African Law Foundation(AFRILAW) in a bid to enhance the adherence of human rights laws on security personnel, has organised a training for the Private Security Companies of Nigeria.
The Private Security human rights training workshop which took place on Monday, in Abuja, by AFRILAW was with Support from DCAF and funded by the UK government.
Founder and Chief Executive Director, AFRILAW, Chinwike Okereke said, the training is aimed at strengthening the Private Security companies in Nigeria, in their management and service delivery, with respect to human right violations.
Okereke disclosed that a study carried out by the organisation, exposed the shortfall of the security companies and the low standard of operations as compared to best international practice.
He said, “we noticed a low standard of operation, the use of force, unlawful arrest, sexual and gender based violence issues of ethics, corruption among other unethical behaviour.
“Some of the companies violates the rights of their employees as wage paid is not commiserate to service rendered. We also noticed the issues of low ethics, corruptions, sexual and gender based violence.
“These issues are also witnessed in unlawful dismissal without pay, some do not go for leave.
Speaking further Okereke noted that, “the companies need to know what the international standards is, the principles, and comply to this in doing their work.
“This is set up to see how we can work with them to improve the standard of human rights and this will help to improve the industry, to ensure necessary guidelines are put in place.
For his part, National President, Association of Licensed Security Practitioners of Nigeria, Chris Adikwu acknowledged the need for the association to make concerted efforts in working in line with the international best practice.
Adikwu said, the association’s major focus is to drive standard across board according to him, the training on human right taken is a good step in the right direction, adding, security have to do with human life as such when it comes to standard the organisation should not be found wanting.
“We need to do a lot of work in house, i believe this sector can drive economic investment as people tend to invest more where there is security and this makes business to thrive.
“We are dealing with humans, how do we treat staff, as they also have rights as thier boss. We are collaborating with organisations to help improve the standard of our work ethics in line with best practice.

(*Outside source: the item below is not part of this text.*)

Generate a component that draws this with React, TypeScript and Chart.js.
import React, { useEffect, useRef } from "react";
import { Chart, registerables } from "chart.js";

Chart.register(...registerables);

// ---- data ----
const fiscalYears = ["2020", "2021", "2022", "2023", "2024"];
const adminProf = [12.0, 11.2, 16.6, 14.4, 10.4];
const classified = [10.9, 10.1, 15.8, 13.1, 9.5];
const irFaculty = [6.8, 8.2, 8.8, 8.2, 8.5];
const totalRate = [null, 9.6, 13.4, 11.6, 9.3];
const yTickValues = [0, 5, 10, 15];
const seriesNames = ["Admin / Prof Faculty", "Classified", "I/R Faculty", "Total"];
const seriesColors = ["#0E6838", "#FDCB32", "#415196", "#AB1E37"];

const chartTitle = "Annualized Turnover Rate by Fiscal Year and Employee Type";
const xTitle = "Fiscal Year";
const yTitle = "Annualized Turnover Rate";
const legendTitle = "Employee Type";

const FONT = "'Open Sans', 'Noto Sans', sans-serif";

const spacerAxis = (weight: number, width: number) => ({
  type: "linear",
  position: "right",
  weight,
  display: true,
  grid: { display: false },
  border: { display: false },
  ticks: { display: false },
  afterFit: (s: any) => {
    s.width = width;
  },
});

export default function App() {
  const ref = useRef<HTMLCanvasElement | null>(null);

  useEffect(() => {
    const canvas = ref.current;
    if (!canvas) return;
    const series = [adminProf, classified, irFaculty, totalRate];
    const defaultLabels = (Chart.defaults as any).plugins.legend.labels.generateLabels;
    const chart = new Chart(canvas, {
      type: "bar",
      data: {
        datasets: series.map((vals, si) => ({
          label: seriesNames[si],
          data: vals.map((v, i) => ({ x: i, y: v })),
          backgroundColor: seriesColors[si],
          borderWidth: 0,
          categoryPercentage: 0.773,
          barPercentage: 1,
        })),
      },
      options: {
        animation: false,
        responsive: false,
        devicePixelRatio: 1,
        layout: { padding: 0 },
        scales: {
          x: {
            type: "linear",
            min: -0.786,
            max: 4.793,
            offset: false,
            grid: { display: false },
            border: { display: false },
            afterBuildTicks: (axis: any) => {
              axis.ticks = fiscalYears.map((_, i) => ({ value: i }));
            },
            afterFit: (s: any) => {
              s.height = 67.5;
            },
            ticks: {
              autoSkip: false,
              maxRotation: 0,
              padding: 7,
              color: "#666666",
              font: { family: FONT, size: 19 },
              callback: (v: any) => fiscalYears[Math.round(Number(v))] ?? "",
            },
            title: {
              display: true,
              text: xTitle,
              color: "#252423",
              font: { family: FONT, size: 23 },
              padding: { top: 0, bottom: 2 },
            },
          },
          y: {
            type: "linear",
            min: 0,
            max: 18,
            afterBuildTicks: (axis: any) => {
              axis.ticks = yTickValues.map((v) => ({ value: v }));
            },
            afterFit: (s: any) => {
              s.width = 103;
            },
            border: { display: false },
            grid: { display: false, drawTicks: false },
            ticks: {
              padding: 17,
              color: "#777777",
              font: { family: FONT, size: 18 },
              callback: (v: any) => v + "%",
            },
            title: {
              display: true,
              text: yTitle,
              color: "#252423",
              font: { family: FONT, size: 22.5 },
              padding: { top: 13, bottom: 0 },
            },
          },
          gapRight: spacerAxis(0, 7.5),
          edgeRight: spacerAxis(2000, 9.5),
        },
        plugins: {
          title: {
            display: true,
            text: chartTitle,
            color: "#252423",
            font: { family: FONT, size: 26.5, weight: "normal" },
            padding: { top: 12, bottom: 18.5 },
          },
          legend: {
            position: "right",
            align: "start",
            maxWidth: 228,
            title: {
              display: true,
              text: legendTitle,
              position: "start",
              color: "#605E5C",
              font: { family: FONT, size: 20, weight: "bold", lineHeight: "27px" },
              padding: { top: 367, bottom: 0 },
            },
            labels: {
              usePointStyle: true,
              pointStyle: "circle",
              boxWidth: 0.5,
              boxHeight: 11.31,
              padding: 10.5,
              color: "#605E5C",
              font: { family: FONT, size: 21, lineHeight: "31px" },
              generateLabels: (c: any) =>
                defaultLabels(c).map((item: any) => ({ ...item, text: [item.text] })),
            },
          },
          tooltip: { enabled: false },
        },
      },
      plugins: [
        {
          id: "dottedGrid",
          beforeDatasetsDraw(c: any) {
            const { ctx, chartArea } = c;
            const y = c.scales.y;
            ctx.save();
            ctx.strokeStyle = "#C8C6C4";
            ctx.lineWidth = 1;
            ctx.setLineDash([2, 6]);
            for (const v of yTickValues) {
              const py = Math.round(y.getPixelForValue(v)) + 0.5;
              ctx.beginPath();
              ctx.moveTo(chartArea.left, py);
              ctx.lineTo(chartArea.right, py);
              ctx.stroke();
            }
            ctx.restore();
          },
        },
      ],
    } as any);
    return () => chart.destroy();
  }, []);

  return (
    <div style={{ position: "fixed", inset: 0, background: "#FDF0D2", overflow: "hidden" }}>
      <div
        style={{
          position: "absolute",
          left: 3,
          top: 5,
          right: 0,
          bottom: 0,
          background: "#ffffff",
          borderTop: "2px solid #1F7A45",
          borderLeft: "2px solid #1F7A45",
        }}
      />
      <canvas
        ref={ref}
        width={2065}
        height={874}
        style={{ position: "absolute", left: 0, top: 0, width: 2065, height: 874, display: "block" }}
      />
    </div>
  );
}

“For us we run beats, any job that requires high level of concentration there should be enough time to take a rest, there are some instances where some personnel are ready to work twenty four hours, in order to earn more money. But working with the right ethics this is wrong. As workers are entitled to rest hours.
“We intend to work to standardising the profession so that people can build a career in the security industry and not be a stop gap job,” he said.
Also, Chairman ALPSPN Abuja zone, Major General Shehu Abdul-Kadir (retd), acknowleded that sometimes employers of the labour in the sector infringe on the rights of subordinates,by way of omission or commission.
“This is as we lack the ability to gets our acts together.
“The more we talk about human rights, the better the understanding. We are saying that we want our sector to be better and one of the ways is internalising best practices, as this will make us better accepted.”
The training is expected to be carried out in the nine states of, Delta, Kwara, Plateau, Bauchi, Lagos, Ogun, Rivers Kano and the FCT, across the zones of the associations.